Copy the lines of the data below exactly, starting at the first and stopping after the line that contains "const yTitle = 'Vc(MV';"; include no pictures.

_Data_.
-- BEGIN --

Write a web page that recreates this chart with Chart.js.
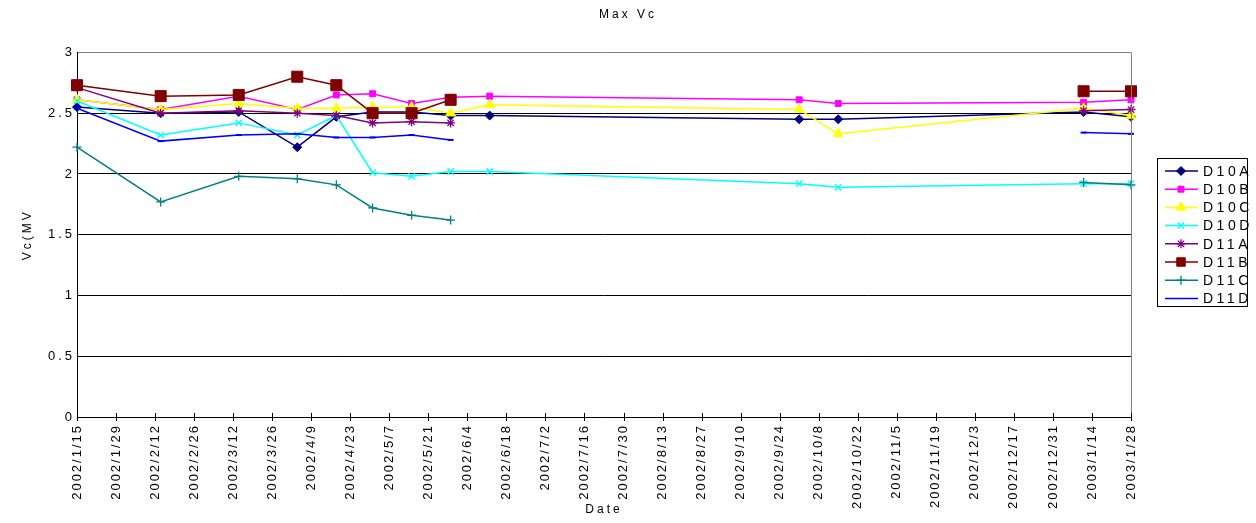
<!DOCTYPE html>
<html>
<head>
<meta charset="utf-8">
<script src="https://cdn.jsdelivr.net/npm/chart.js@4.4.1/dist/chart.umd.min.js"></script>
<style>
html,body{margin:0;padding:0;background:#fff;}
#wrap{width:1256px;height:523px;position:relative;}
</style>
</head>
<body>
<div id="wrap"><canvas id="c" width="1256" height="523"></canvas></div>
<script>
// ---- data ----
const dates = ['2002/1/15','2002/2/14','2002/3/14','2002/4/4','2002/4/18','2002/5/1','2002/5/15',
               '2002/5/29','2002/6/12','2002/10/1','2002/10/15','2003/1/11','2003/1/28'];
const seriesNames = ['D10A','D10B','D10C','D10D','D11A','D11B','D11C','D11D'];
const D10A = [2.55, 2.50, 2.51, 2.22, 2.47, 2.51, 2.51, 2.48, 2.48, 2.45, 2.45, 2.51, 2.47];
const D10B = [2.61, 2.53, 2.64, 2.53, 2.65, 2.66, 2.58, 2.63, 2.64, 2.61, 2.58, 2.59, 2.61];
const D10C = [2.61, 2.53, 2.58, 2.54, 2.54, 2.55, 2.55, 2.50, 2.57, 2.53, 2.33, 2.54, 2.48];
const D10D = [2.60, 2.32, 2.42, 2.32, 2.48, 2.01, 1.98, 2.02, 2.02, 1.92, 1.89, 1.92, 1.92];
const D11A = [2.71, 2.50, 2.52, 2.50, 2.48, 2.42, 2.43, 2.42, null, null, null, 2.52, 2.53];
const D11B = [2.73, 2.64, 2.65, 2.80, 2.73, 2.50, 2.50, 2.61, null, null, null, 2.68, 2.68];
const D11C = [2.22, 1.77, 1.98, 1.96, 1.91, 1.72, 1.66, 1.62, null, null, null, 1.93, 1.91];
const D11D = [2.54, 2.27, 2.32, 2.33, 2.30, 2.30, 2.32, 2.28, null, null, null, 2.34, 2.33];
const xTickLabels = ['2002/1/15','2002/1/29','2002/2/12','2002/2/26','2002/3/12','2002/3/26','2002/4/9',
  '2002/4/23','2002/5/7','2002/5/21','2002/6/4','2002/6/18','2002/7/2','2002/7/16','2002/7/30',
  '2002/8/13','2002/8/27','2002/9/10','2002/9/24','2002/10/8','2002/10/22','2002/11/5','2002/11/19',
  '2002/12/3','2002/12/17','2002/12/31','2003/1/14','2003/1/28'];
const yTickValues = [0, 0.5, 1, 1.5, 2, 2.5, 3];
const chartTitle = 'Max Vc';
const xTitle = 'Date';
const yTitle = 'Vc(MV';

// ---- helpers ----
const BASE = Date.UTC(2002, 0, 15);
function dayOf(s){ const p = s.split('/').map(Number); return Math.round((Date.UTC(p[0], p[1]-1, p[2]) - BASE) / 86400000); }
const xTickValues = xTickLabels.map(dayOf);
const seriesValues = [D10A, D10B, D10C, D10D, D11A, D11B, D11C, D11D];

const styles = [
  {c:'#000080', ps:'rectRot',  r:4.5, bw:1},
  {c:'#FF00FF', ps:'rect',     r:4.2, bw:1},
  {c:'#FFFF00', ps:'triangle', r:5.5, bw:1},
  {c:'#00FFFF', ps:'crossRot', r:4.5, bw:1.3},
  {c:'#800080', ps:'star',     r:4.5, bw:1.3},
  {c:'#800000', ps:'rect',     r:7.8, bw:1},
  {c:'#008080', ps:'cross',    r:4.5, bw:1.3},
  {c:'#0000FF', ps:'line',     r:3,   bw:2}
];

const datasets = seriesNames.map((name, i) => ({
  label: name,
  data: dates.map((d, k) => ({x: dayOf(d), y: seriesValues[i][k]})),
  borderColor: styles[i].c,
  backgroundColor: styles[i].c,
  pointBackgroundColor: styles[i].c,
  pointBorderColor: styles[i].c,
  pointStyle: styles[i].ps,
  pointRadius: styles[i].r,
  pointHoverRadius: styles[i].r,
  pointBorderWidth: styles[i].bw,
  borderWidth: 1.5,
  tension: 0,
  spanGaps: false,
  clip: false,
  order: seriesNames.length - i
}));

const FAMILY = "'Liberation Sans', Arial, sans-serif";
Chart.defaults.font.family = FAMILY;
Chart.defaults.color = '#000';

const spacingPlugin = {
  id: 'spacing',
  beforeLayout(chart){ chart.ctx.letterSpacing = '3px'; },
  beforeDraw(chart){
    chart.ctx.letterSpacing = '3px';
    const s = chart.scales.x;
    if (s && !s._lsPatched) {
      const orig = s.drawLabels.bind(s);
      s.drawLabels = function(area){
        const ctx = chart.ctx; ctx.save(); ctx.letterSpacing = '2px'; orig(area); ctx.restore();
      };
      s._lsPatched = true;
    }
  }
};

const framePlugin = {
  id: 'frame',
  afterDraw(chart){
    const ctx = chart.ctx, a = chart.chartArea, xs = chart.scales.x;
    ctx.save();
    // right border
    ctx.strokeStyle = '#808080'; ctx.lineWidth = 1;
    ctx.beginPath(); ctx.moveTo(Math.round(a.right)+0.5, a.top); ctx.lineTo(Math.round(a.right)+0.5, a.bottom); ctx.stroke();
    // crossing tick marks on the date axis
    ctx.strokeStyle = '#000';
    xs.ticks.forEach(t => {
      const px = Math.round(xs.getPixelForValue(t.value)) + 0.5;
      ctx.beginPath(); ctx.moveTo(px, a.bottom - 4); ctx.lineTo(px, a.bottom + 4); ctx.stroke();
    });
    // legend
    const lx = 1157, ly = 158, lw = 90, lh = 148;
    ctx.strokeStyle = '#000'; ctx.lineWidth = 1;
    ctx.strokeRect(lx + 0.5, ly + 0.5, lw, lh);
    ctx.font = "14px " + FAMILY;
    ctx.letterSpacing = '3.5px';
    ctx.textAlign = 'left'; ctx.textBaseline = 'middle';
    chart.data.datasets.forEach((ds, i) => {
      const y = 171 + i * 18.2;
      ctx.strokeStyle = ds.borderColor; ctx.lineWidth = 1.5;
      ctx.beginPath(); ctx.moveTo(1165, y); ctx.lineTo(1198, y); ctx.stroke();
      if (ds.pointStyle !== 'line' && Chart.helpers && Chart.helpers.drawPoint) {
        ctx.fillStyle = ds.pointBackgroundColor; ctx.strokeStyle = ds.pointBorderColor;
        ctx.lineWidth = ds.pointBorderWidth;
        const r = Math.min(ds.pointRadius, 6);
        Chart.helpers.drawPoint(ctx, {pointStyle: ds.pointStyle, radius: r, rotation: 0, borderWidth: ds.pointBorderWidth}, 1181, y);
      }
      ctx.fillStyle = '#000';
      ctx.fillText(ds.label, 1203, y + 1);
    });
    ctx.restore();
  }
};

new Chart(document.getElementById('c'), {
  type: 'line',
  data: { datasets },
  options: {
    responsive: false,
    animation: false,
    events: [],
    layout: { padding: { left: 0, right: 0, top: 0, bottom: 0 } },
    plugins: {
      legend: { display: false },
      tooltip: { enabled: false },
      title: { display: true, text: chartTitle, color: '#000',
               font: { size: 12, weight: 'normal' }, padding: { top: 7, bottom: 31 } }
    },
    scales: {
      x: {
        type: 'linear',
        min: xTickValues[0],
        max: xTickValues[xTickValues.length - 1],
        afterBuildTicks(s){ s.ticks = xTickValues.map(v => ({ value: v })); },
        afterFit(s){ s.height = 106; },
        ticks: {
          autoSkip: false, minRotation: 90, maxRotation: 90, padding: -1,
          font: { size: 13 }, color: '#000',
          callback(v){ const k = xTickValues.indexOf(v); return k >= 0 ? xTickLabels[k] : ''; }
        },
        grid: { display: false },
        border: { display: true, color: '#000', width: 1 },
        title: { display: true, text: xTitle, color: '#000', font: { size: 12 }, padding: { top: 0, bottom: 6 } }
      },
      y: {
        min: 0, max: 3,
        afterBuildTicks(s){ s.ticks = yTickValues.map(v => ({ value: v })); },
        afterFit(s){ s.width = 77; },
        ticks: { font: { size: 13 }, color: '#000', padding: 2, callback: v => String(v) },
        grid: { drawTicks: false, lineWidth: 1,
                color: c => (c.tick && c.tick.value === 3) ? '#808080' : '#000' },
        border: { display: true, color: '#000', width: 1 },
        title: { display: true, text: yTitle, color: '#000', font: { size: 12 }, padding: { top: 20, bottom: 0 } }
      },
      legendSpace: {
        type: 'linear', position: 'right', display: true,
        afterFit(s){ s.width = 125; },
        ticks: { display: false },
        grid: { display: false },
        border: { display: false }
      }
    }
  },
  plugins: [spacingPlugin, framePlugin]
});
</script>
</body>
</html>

-- END --

_Response to the task_.
Write a web page that recreates this chart with Chart.js.
<!DOCTYPE html>
<html>
<head>
<meta charset="utf-8">
<script src="https://cdn.jsdelivr.net/npm/chart.js@4.4.1/dist/chart.umd.min.js"></script>
<style>
html,body{margin:0;padding:0;background:#fff;}
#wrap{width:1256px;height:523px;position:relative;}
</style>
</head>
<body>
<div id="wrap"><canvas id="c" width="1256" height="523"></canvas></div>
<script>
// ---- data ----
const dates = ['2002/1/15','2002/2/14','2002/3/14','2002/4/4','2002/4/18','2002/5/1','2002/5/15',
               '2002/5/29','2002/6/12','2002/10/1','2002/10/15','2003/1/11','2003/1/28'];
const seriesNames = ['D10A','D10B','D10C','D10D','D11A','D11B','D11C','D11D'];
const D10A = [2.55, 2.50, 2.51, 2.22, 2.47, 2.51, 2.51, 2.48, 2.48, 2.45, 2.45, 2.51, 2.47];
const D10B = [2.61, 2.53, 2.64, 2.53, 2.65, 2.66, 2.58, 2.63, 2.64, 2.61, 2.58, 2.59, 2.61];
const D10C = [2.61, 2.53, 2.58, 2.54, 2.54, 2.55, 2.55, 2.50, 2.57, 2.53, 2.33, 2.54, 2.48];
const D10D = [2.60, 2.32, 2.42, 2.32, 2.48, 2.01, 1.98, 2.02, 2.02, 1.92, 1.89, 1.92, 1.92];
const D11A = [2.71, 2.50, 2.52, 2.50, 2.48, 2.42, 2.43, 2.42, null, null, null, 2.52, 2.53];
const D11B = [2.73, 2.64, 2.65, 2.80, 2.73, 2.50, 2.50, 2.61, null, null, null, 2.68, 2.68];
const D11C = [2.22, 1.77, 1.98, 1.96, 1.91, 1.72, 1.66, 1.62, null, null, null, 1.93, 1.91];
const D11D = [2.54, 2.27, 2.32, 2.33, 2.30, 2.30, 2.32, 2.28, null, null, null, 2.34, 2.33];
const xTickLabels = ['2002/1/15','2002/1/29','2002/2/12','2002/2/26','2002/3/12','2002/3/26','2002/4/9',
  '2002/4/23','2002/5/7','2002/5/21','2002/6/4','2002/6/18','2002/7/2','2002/7/16','2002/7/30',
  '2002/8/13','2002/8/27','2002/9/10','2002/9/24','2002/10/8','2002/10/22','2002/11/5','2002/11/19',
  '2002/12/3','2002/12/17','2002/12/31','2003/1/14','2003/1/28'];
const yTickValues = [0, 0.5, 1, 1.5, 2, 2.5, 3];
const chartTitle = 'Max Vc';
const xTitle = 'Date';
const yTitle = 'Vc(MV';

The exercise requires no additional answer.